ECLI:NL:RBROT:2019:7164
Rechtbank Rotterdam
- Eerste aanleg - meervoudig
- Rechtspraak.nl
Weigering vergoeding reiskosten moeder in het kader van persoonsgebonden budget op basis van de Wet maatschappelijke ondersteuning
In deze zaak heeft de Rechtbank Rotterdam op 30 augustus 2019 uitspraak gedaan in een geschil tussen eiser en het gemeenschappelijk orgaan ROGplus Nieuwe Waterweg Noord. Eiser, die bekend is met diverse psychische aandoeningen, had een verzoek ingediend om zijn persoonsgebonden budget (pgb) te verhogen om de reiskosten van zijn moeder te vergoeden.
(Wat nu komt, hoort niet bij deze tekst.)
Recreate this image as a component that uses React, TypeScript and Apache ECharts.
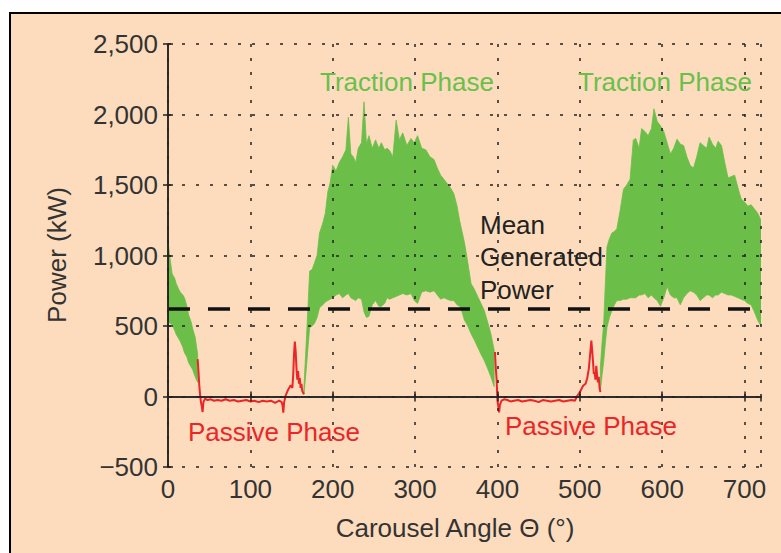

De moeder van eiser verleent hem ondersteuning, maar de kosten van haar reiskosten werden niet vergoed door verweerder, omdat deze kosten volgens de Verordening maatschappelijke ondersteuning niet in het pgb zijn opgenomen.
Eiser had eerder een pgb toegekend gekregen voor de periode van 1 september 2018 tot en met 31 augustus 2019, maar de hoogte van het pgb was niet verhoogd met de reiskosten. Verweerder stelde dat de kosten voor de zorgverlener in het uurtarief zijn opgenomen en dat er geen sprake was van een onbillijkheid van overwegende aard. Eiser betwistte dit en voerde aan dat de verhoging van de reiskosten door de verhuizing van zijn moeder naar Klaaswaal een onbillijke situatie creëerde.
De rechtbank overwoog dat eiser onvoldoende aannemelijk had gemaakt dat het toegekende pgb niet toereikend was om in zijn zorgbehoefte te voorzien. De rechtbank oordeelde dat de beleidsvrijheid van het gemeentebestuur bij de uitvoering van de Wmo 2015 groot is en dat de keuzes van het college slechts met terughoudendheid kunnen worden getoetst. De rechtbank verklaarde het beroep ongegrond en oordeelde dat er geen aanleiding was voor een proceskostenveroordeling.